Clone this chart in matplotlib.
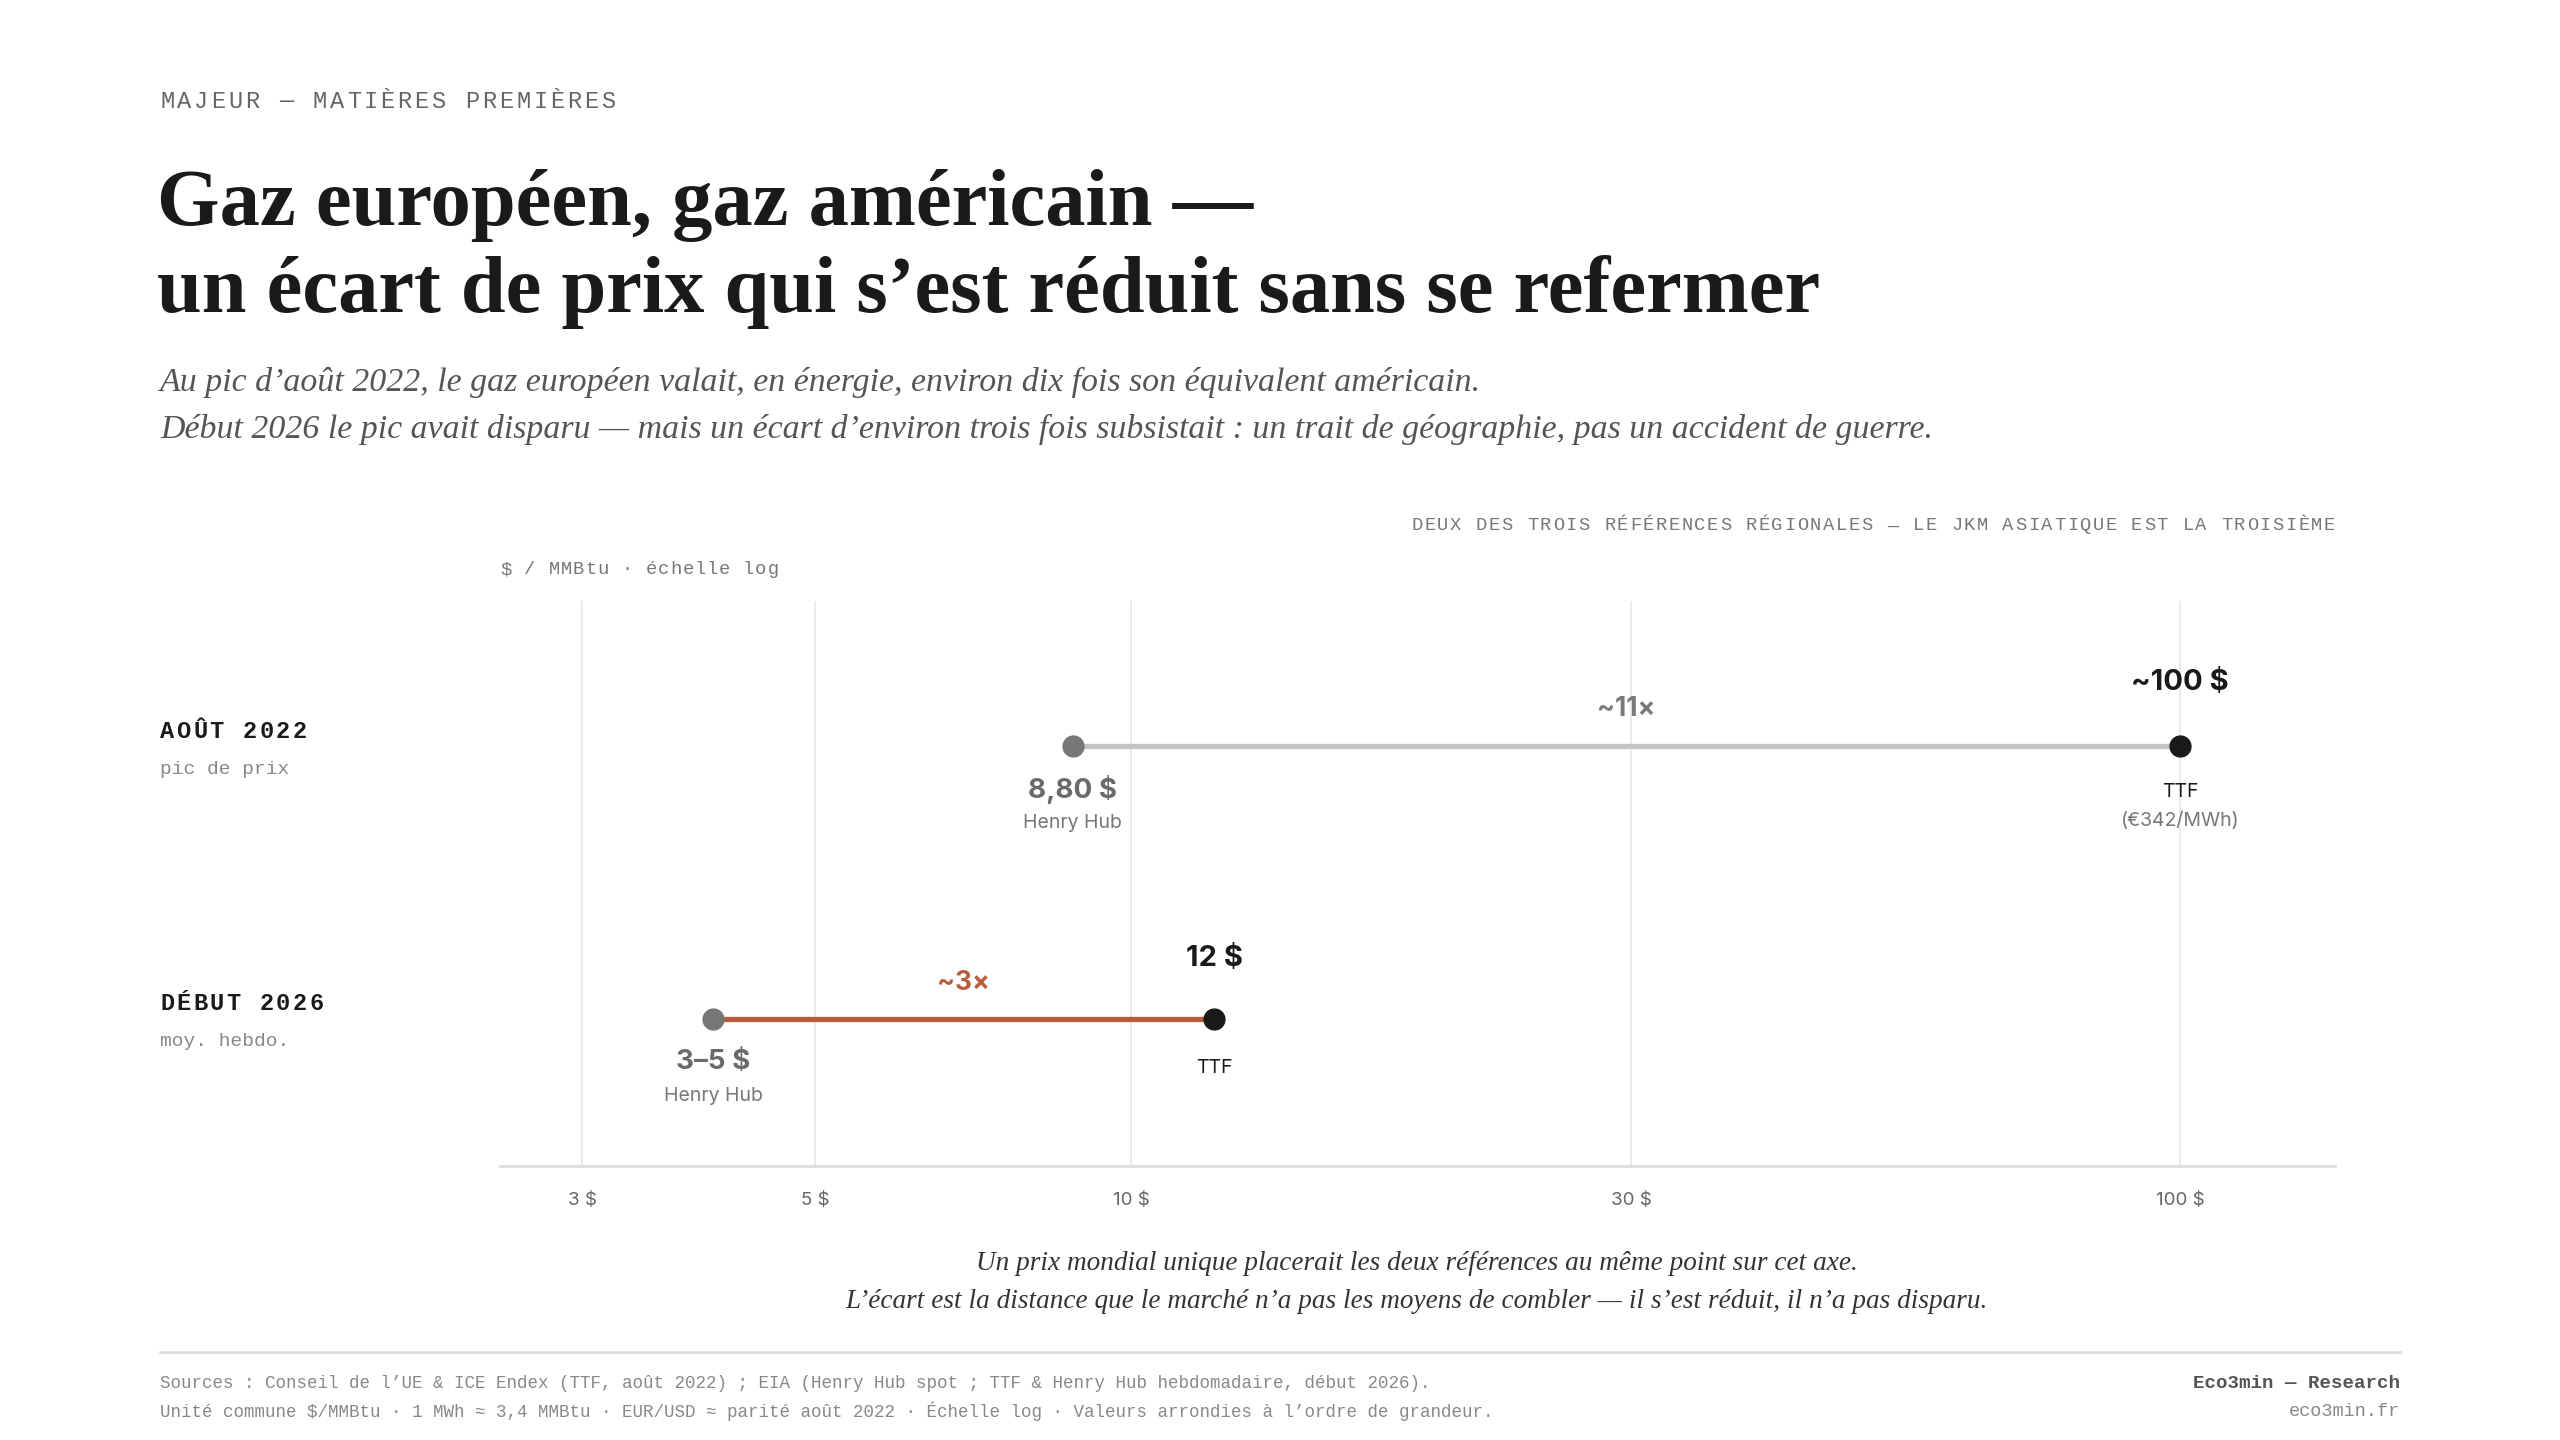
• • • • •
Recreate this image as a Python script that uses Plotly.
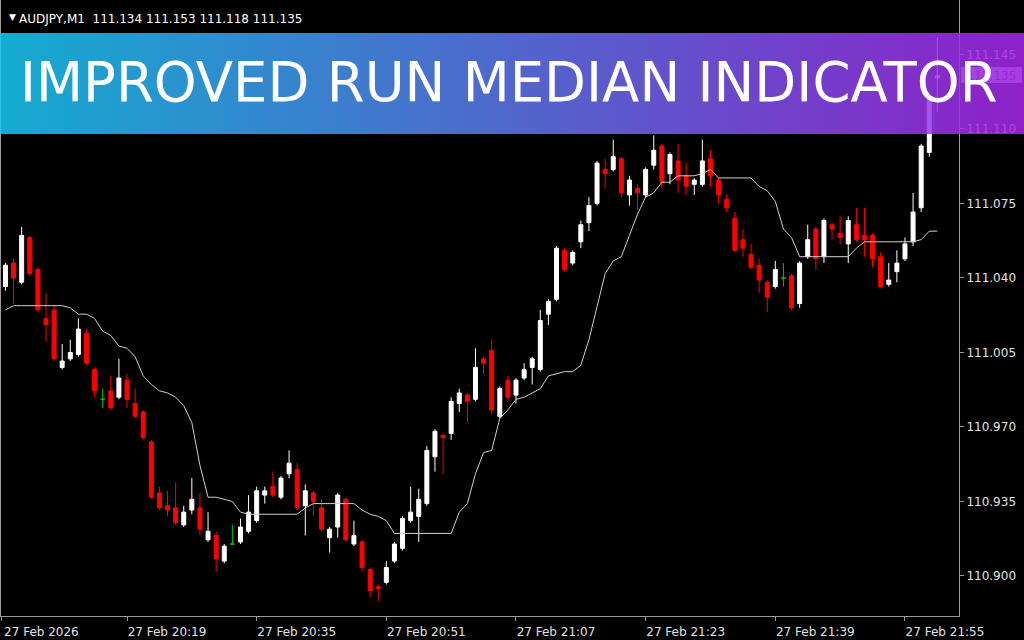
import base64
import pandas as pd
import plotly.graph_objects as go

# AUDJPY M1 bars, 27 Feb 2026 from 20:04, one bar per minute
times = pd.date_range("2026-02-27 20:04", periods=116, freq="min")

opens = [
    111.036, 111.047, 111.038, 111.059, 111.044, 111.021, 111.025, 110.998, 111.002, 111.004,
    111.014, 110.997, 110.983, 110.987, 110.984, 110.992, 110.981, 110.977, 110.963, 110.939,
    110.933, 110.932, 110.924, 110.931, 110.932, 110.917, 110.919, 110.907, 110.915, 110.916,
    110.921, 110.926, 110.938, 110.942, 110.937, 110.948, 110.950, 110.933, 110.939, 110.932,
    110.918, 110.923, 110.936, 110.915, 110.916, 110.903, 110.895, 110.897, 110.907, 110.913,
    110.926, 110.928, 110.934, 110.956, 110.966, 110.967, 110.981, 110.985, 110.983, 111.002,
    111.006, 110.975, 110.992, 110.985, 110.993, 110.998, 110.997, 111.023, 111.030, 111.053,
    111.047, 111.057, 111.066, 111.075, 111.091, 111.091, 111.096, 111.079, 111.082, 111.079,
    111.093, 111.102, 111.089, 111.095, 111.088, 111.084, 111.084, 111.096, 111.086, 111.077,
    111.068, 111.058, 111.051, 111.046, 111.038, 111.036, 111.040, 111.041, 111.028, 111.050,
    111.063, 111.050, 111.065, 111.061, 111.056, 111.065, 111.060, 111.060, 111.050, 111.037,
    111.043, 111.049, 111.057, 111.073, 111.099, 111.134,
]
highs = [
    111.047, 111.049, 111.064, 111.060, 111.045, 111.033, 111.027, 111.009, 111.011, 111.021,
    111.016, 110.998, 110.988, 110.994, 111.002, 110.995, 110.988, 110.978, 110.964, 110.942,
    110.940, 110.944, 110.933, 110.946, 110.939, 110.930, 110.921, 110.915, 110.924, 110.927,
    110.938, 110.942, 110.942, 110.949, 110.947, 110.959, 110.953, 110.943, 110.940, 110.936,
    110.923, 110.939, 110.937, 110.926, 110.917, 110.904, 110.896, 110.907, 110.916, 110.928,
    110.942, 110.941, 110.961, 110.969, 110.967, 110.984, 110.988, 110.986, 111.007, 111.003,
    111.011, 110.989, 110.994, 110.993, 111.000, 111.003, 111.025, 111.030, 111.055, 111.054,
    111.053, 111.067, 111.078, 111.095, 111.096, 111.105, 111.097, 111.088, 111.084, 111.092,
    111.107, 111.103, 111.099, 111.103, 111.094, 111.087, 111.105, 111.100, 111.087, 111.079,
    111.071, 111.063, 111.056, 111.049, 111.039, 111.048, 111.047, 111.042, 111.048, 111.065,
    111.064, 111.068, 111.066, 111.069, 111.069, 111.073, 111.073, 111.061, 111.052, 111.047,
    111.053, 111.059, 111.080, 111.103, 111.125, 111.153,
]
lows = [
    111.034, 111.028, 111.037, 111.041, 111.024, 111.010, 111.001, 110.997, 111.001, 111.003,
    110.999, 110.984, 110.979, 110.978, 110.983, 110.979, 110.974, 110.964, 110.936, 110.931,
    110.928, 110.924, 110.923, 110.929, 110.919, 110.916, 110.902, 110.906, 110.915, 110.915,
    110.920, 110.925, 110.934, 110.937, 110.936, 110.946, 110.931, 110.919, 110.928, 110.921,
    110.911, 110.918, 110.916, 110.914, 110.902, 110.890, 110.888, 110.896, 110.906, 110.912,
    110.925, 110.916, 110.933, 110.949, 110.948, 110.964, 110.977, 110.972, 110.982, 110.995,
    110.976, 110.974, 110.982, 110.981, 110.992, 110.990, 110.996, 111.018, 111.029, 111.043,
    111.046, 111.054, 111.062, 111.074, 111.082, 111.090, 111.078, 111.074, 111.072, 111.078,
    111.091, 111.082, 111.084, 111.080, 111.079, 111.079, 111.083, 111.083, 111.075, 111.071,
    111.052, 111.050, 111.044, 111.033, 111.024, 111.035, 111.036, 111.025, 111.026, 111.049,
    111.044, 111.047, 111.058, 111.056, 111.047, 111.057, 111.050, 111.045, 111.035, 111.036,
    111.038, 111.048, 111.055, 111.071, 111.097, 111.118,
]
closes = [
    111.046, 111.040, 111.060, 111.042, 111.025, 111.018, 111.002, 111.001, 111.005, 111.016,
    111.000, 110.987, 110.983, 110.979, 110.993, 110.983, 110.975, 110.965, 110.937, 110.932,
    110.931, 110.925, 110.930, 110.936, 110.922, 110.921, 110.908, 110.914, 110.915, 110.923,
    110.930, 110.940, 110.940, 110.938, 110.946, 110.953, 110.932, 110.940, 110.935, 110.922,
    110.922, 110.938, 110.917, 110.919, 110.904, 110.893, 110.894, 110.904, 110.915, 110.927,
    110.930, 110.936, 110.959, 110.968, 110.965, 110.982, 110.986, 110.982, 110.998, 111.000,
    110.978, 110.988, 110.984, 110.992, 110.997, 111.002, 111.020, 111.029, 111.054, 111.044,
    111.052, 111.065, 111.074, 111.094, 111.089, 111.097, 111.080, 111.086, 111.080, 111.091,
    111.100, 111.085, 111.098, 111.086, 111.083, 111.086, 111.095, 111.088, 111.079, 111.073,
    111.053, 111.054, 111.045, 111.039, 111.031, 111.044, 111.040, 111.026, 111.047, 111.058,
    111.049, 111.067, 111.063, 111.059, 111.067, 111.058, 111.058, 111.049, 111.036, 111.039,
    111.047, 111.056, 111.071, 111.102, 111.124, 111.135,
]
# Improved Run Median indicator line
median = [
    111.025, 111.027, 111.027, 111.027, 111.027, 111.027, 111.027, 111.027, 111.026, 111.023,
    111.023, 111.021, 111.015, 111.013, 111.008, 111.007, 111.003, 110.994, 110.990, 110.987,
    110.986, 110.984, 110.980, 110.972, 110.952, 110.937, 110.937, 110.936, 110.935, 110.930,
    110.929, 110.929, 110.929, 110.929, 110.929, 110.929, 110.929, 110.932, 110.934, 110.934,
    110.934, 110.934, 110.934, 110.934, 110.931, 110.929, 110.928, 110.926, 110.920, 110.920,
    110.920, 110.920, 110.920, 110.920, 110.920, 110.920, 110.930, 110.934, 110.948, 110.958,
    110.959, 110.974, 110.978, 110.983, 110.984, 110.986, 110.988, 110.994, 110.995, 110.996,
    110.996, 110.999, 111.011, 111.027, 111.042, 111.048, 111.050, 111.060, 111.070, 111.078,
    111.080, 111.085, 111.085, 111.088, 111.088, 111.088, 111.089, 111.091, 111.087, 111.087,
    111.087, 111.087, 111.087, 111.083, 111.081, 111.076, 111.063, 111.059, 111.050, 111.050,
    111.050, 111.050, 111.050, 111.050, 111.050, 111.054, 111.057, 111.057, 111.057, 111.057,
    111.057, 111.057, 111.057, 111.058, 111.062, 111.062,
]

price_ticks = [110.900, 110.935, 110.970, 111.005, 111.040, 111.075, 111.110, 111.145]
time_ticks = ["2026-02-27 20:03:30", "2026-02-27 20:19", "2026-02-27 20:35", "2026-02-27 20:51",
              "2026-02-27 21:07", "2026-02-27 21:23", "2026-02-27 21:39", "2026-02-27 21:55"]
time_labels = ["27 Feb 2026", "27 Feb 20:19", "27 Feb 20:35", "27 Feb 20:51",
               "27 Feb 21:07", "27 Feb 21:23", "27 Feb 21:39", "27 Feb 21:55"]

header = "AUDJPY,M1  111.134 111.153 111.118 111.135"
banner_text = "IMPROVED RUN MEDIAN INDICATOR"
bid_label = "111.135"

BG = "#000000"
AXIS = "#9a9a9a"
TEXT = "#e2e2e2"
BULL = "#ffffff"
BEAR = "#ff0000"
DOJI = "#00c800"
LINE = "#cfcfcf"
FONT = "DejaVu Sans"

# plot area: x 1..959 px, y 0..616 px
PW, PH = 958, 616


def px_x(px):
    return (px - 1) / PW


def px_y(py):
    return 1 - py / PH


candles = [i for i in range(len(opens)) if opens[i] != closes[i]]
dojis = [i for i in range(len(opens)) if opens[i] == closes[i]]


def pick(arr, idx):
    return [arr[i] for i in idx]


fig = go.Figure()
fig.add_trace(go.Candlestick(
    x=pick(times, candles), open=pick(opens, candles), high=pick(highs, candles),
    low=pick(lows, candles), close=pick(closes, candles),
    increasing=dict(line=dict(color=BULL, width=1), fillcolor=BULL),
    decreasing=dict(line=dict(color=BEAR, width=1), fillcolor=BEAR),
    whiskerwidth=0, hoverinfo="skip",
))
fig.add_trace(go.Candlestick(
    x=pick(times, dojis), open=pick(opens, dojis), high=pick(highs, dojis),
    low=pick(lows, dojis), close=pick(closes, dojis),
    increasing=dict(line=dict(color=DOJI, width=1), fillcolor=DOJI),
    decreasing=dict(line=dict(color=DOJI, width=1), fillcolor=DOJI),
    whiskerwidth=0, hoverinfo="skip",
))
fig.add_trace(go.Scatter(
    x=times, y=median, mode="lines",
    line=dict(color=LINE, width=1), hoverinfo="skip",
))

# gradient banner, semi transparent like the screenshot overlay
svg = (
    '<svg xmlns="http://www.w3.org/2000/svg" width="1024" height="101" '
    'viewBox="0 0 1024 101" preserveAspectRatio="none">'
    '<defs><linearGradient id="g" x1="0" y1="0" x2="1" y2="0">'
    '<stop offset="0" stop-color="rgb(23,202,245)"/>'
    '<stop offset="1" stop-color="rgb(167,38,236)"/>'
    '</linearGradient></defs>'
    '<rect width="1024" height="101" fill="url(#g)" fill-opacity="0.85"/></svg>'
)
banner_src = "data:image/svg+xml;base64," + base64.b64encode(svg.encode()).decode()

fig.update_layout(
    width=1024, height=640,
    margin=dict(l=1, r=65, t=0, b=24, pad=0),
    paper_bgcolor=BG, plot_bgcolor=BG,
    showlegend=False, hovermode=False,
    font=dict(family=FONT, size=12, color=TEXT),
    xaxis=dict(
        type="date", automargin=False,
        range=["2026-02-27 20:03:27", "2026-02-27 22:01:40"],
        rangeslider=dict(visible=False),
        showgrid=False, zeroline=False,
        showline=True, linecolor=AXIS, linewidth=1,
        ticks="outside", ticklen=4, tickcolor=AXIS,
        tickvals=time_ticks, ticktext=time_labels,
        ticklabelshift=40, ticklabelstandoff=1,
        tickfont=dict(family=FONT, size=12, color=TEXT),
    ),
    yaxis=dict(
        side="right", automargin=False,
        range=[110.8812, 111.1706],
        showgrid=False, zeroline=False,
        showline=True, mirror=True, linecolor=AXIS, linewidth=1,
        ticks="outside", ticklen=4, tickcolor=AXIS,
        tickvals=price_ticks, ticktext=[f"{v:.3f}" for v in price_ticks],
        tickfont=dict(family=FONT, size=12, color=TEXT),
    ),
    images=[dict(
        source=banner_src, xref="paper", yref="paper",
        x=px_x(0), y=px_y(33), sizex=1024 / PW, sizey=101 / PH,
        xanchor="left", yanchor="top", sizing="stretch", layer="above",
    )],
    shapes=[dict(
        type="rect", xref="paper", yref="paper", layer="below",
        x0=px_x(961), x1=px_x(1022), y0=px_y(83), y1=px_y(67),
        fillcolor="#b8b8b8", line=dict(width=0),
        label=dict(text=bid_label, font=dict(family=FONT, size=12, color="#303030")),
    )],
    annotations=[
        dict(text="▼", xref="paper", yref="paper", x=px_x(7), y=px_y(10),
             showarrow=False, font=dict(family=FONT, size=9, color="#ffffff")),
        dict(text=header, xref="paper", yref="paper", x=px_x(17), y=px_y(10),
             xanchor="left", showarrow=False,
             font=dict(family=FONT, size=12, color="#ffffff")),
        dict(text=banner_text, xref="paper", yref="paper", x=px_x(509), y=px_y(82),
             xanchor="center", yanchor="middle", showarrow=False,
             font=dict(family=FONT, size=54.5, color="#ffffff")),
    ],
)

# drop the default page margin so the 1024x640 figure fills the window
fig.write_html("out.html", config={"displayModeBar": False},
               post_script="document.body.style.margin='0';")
• • • • •
### PROBLEM DETAILS
Go through the material line by line. Show each line that contains the string "this".

### RESPONSE TO THE TASK
Clone this chart in matplotlib.
Recreate this image as a Python script that uses Plotly.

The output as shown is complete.